In a SYNC code 110 of an embodiment shown in portion (B) in FIG. 18, a conversion table selection code 122 upon modulation, and a pattern that integrates a SYNC position detection code, SYNC frame position identification code, and DC suppression polarity inversion pattern are allocated as SYNC information (SY).

In a SYNC code 110 of an embodiment shown in portion (A) in FIG. 19, a conversion table selection code 122 upon modulation, SYNC position detection code 121, and DC suppression polarity inversion pattern 124 are allocated in turn as SYNC information (SY), and a modulated SYNC frame position identification code 125 is allocated as frame information (FR).

In a SYNC code 110 of an embodiment shown in portion (B) in FIG. 19, a conversion table selection code 122 upon modulation, DC suppression polarity inversion pattern 124, and SYNC position detection code 121 are allocated in turn as SYNC information (SY), and a modulated SYNC frame position identification code 125 is allocated as frame information (FR).

In a SYNC code 110 of an embodiment shown in FIG. 20, a pattern that integrates a conversion table selection code 122 upon modulation and DC suppression polarity inversion pattern 124 is allocated as SYNC information (SY), and a modulated SYNC frame position identification code 125 is then allocated as frame information (FR).

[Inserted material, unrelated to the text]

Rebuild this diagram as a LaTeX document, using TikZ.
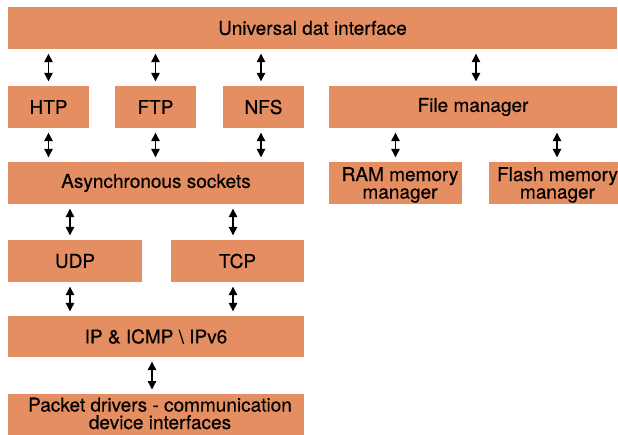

In a SYNC code 110 of an embodiment shown in portion (A) in FIG. 21, SYNC information (SY) alone is stored, i.e., a conversion table selection code 122 upon modulation, SYNC position detection code 121, and DC suppression polarity inversion pattern 124 are allocated in turn.

In a SYNC code 110 of an embodiment shown in portion (B) in FIG. 21, SYNC information (SY) alone is stored, i.e., a conversion table selection code 122 upon modulation, DC suppression polarity inversion pattern 124, and SYNC position detection code 121 are allocated in turn.

In a SYNC code 110 of an embodiment shown in portion (C) in FIG. 21, SYNC information (SY) alone is stored, i.e., a pattern that integrates a conversion table selection code 122 upon modulation and DC suppression polarity inversion pattern 124, and a SYNC position detection code 121 are allocated in turn.

As described above, according to the present invention, different allocation structures of a conversion table selection code 122 upon modulation, SYNC position detection code 121, SYNC frame position identification code 123, and DC suppression polarity inversion pattern 124 are available as examples of a SYNC code 110 without coming using them.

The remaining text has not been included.